Abstract The estimation of spectroscopic and photometric redshifts (spec-z and photo-z) is crucial for future cosmological surveys. It can directly affect several powerful measurements of the universe, such as weak lensing and galaxy clustering. In this work, we explore the accuracies of spec-z and photo-z that can be obtained by the China Space Station Optical Surveys, which is a next-generation space survey, using a neural network. The one-dimensional Convolutional Neural Networks and Multi-Layer Perceptron (MLP, the simplest form of an artificial neural network) are employed to derive spec-z and photo-z, respectively. The mock spectral and photometric data used for training and testing the networks are generated based on the COSMOS catalog. The networks have been trained with noisy data by creating Gaussian random realizations to reduce the statistical effects, resulting in a similar redshift accuracy for data with both high and low signal-to-noise ratios.
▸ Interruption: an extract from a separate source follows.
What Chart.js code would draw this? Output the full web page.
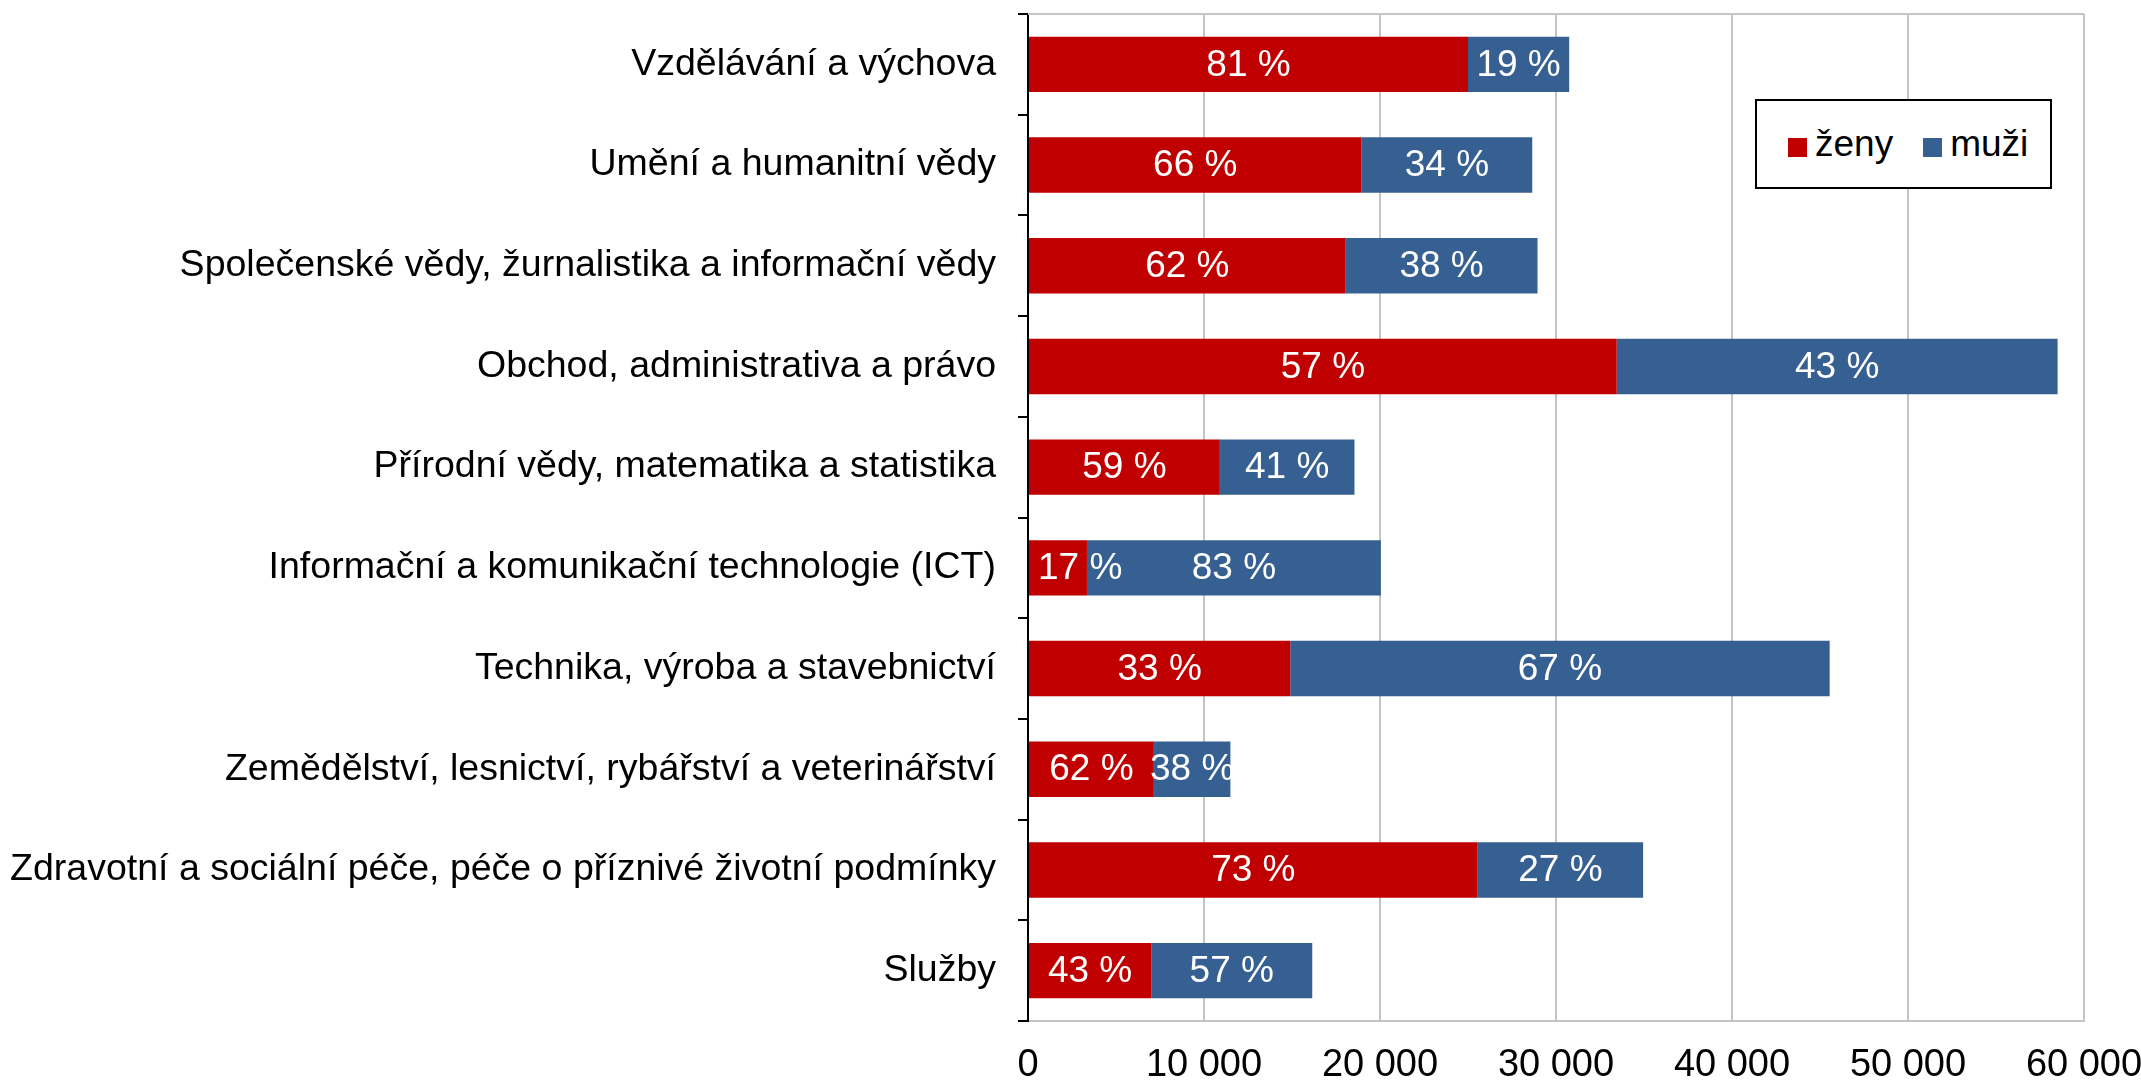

The probability distribution functions of the predicted redshifts are also derived via Gaussian random realizations of the testing data, and then the best-fit redshifts and 1σ errors also can be obtained. We find that our networks can provide excellent redshift estimates with accuracies of ∼0.001 and 0.01 on spec-z and photo-z, respectively. Compared to existing photo-z codes, our MLP has a similar accuracy but is more efficient in the training process. The fractions of catastrophic redshifts or outliers can be dramatically suppressed compared to the ordinary template-fitting method. This indicates that the neural network method is feasible and powerful for spec-z and photo-z estimations in future cosmological surveys.